What is the typical timeline for a Google Play developer in Taiwan to form a U.S. LLC and get an EIN?
LLC formation with the state usually takes 5–10 business days, often faster with expedited services. Obtaining an EIN for non-residents without a U.S. SSN can take significantly longer, typically 4–10 weeks, as it requires IRS processing via mail or fax.
Do I need an ITIN to form a U.S. LLC?
You do not need an ITIN to form the U.S. LLC itself or to obtain an EIN. However, you might need an ITIN later for U.S. tax filings, especially if you need to claim tax benefits or meet specific IRS reporting requirements. A Certified Acceptance Agent (CAA) can help with the ITIN application process.
How does Google Play handle payments to a U.S. LLC owned by a Taiwanese resident?
Google Play typically sends payments via wire transfer or ACH to your U.S. bank account, which you'll need to open for your U.S. LLC. Ensure your U.S. LLC details and U.S. bank account information are correctly updated in your Google Play Console.

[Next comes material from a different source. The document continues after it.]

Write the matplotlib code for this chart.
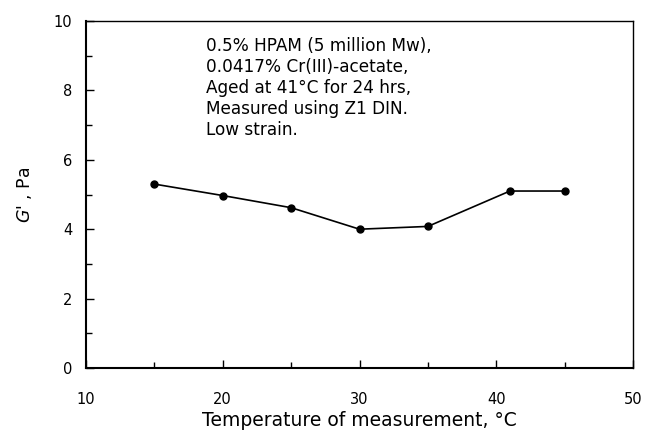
import matplotlib
matplotlib.use("Agg")
import matplotlib.pyplot as plt
from matplotlib.ticker import MultipleLocator

temperature = [15, 20, 25, 30, 35, 41, 45]
g_prime = [5.3, 4.97, 4.62, 4.0, 4.08, 5.1, 5.1]
annotation = ("0.5% HPAM (5 million Mw),\n0.0417% Cr(III)-acetate,\n"
              "Aged at 41\u00b0C for 24 hrs,\nMeasured using Z1 DIN.\nLow strain.")

plt.rcParams['font.family'] = ['DejaVu Sans']
plt.rcParams['mathtext.fontset'] = 'dejavusans'
fig = plt.figure(figsize=(6.57, 4.30), dpi=100)
ax = fig.add_axes([86/657, 1-368/430, (633-86)/657, (368-21)/430])

ax.plot(temperature, g_prime, color='black', linewidth=1.2, marker='o', markersize=5)
ax.set_xlim(10, 50)
ax.set_ylim(0, 10)
ax.xaxis.set_major_locator(MultipleLocator(10))
ax.xaxis.set_minor_locator(MultipleLocator(5))
ax.yaxis.set_major_locator(MultipleLocator(2))
ax.yaxis.set_minor_locator(MultipleLocator(1))
ax.tick_params(which='both', direction='in', top=False, right=False, labelsize=10.5, width=1)
ax.tick_params(which='major', length=6)
ax.tick_params(which='minor', length=4)
ax.tick_params(axis='x', pad=17)
ax.tick_params(axis='y', pad=10)
for s in ax.spines.values():
    s.set_linewidth(1.0)
for s in ['bottom', 'left']:
    ax.spines[s].set_linewidth(1.5)

ax.set_xlabel("Temperature of measurement, \u00b0C", fontsize=13.5, va='center')
ax.xaxis.set_label_coords(0.5, -0.15)
ax.set_ylabel(r"$G$' , Pa", fontsize=12.5, va='center')
ax.yaxis.set_label_coords(-0.113, 0.5)

ax.text(18.75, 9.55, annotation, fontsize=12.2, va='top', ha='left', linespacing=1.22)

fig.savefig("out.png", dpi=100)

What are the ongoing costs associated with a U.S. LLC for a Taiwanese developer?
Ongoing costs include annual state fees (like registered agent fees and annual report fees, which vary by state), potential U.S. tax preparation fees, and any service fees for your registered agent or virtual office. These are separate from the initial formation costs.
Since Taiwan and the U.S. don't have a tax treaty, what U.S. tax implications should I be aware of?
You should be aware of U.S. federal income tax filing requirements, including Form 5472 for foreign-owned U.S. LLCs, and potential state taxes depending on your formation state and business activities. Without a treaty, U.S. tax withholding on certain U.S.-sourced income may apply at standard rates unless specific exemptions exist. Consulting a tax professional is highly recommended.